When Amazon enforcement makes sense
Amazon enforcement makes sense when you have a clear policy violation and enough evidence to support it. That could mean counterfeit test buys, proof of altered or expired goods, misuse of protected content, or evidence that the product sold is materially different from the authorized version.
It also makes sense when seller behavior creates a customer experience issue that Amazon cares about. Late shipments, inaccurate condition claims, commingled inventory problems, or listing manipulation can all create openings. But again, these cases succeed on facts.
Brands that perform well here usually do three things well. They document carefully, they avoid overstating claims, and they treat enforcement as part of a broader distribution strategy rather than a stand-alone tactic.
When channel correction matters more than takedowns
If a seller is repeatedly replenishing inventory, you are likely dealing with leakage, not a one-off listing problem. That changes the response. Instead of asking only how to get the seller off Amazon, you need to identify the source of product, assess which accounts are creating exposure, and tighten the commercial rules that allowed the leakage.
That may involve invoice tracing, batch or lot analysis, regional pattern review, SKU-level pricing analysis, and a harder look at who in the network is overbuying and where inventory is being redirected. It can also require changes to distributor terms, audit rights, packaging controls, and account discipline.
This is less dramatic than a takedown request, but it is usually more valuable. Removing one seller without fixing the supply chain is temporary relief. Correcting diversion restores pricing integrity, protects retailer relationships, and gives the brand a better chance of keeping control over the Buy Box long term.
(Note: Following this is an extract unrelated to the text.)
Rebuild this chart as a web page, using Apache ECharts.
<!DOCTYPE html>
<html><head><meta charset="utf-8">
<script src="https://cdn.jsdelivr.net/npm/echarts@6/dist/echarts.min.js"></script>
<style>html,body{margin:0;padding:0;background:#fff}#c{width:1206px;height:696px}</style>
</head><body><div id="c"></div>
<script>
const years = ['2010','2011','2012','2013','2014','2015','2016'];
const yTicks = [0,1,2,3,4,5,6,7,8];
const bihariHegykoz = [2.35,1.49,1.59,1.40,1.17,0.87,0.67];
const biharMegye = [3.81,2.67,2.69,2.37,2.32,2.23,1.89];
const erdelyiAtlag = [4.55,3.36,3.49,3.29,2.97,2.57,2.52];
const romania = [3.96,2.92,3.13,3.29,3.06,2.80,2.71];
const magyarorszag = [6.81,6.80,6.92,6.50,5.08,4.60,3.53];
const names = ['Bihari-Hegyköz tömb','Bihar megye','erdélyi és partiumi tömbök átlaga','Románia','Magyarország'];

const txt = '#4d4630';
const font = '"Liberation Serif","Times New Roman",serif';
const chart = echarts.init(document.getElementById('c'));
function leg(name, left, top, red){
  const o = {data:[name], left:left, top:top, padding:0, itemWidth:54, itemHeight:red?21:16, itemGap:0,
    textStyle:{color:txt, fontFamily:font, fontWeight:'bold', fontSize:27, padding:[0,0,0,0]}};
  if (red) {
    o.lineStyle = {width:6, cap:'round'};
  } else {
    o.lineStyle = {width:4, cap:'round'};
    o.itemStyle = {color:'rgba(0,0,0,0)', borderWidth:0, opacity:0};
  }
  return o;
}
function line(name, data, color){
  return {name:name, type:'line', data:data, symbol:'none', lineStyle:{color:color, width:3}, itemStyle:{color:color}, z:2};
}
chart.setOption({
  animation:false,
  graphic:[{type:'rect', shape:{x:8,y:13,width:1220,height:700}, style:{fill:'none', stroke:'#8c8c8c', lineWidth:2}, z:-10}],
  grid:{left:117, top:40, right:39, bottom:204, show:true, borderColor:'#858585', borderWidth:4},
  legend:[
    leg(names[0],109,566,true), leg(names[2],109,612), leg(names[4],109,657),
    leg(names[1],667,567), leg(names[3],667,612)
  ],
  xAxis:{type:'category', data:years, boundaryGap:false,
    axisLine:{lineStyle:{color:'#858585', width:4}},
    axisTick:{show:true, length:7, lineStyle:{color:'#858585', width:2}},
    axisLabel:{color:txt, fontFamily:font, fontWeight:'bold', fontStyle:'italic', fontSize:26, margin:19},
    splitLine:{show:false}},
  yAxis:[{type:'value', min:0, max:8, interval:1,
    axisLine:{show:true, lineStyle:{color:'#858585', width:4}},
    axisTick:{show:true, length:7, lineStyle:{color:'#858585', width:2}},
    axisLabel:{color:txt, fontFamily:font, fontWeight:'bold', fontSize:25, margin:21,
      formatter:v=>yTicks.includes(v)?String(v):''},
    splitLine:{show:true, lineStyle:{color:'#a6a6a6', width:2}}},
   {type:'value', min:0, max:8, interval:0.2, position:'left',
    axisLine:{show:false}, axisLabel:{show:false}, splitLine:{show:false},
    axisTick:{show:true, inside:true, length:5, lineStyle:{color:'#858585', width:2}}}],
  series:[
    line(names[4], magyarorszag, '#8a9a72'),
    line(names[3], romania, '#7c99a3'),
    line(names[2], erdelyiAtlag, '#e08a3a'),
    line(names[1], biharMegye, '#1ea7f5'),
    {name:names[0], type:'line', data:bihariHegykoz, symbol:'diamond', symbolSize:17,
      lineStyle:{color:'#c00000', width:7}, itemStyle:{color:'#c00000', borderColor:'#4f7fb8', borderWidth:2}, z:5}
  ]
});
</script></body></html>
Can brands remove Amazon resellers without legal risk?
They can pursue removal efforts, but the method matters. Overreaching claims can create risk. Filing unsupported IP complaints, making false counterfeit allegations, or applying pressure without evidence can backfire commercially and legally.
That is why disciplined brands separate emotion from enforcement. If the issue is unauthorized resale of genuine goods, they do not force an IP theory where none exists. They assess whether there is a real material difference case, a quality-control issue, or a policy violation. If there is not, they focus on source identification and channel correction.
This approach is slower than filing complaints in bulk, but it is more defensible and usually more effective. Senior teams should want repeatable control, not just short-term noise.
A more realistic way to answer the question
So, can brands remove Amazon resellers? Yes, but only under the right facts, and not always through the route brand teams first expect. Amazon is not a private enforcement arm for channel policy. It is a marketplace that responds to evidence, customer-impact issues, and rule violations.
The brands that regain control are usually the ones that stop treating every unauthorized seller as a simple listing problem. They build an enforcement case where one exists, and they investigate the distribution chain where one does not.
In many cases, the breakthrough does not come from a better complaint. It comes from identifying the source of diversion, correcting the network failure, and making it harder for unauthorized sellers to restock at all. That is where long-term seller disruption starts to look less like whack-a-mole and more like actual control. For brands dealing with persistent marketplace leakage, that is the shift that protects margin, channel trust, and brand value over time.